By 2050, a one-in-500-year flood will pose a huge risk to most of Chilliwack north of Knight Road, all of Agassiz and Harrison Hot Springs, the entirety of Matsqui Prairie including Matsqui Village, and parts of Sumas Prairie. That is with the flood waters overtopping, but breaching, the region’s dikes.

(Move the slider to see how the outcome of a flood changes based on climate change)

But officials say the region’s dikes can’t be expected to hold in all areas. Breaches are likely before dikes are overtopped, Litke said. That can happen through simple erosion, but also because previously dry dikes that are suddenly immediately adjacent to water can become saturated and collapse. Their stability can also be undermined by water that begins to “pipe” through them.

Ideally, Litke said, dikes would be built two feet higher than the water level planned for. That’s not the case, though, across the Fraser Valley – as illustrated by the map showing the dramatic flooding the region would face by the simple overtopping of dikes.

A third map considered an 1894-level flood (i.e. one with Fraser River water levels below a one-in-500-year climate-change event), but with a breaching of dikes.

A breach of the Vedder Canal and Matsqui Prairie dikes would leave all of Matsqui and Sumas prairies under floodwaters that, in most places, would be more than three metres deep.

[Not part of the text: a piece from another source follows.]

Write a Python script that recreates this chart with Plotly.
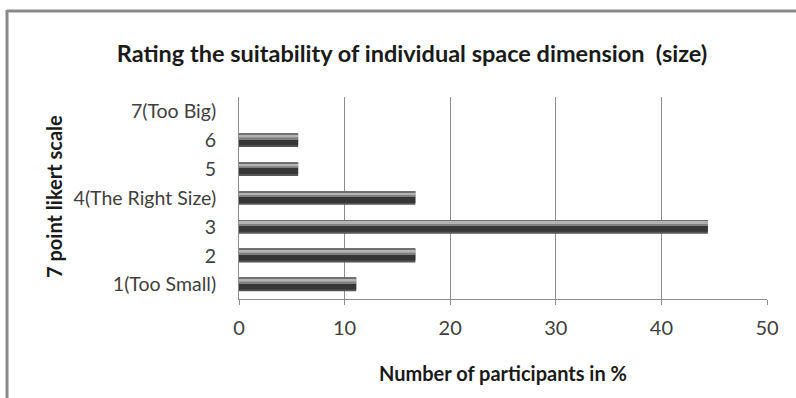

And although Abbotsford’s commercial core would be safe, the same couldn’t be said for Chilliwack’s. The Fraser Basin modelling imagines a dike breach near the Rosedale-Mission Bridge. Were that to occur, floodwaters could leave much of urban Chilliwack under water – including almost all of downtown as well as much of Sardis north of South Sumas Road. Rosedale and parts of Agassiz would also be under water.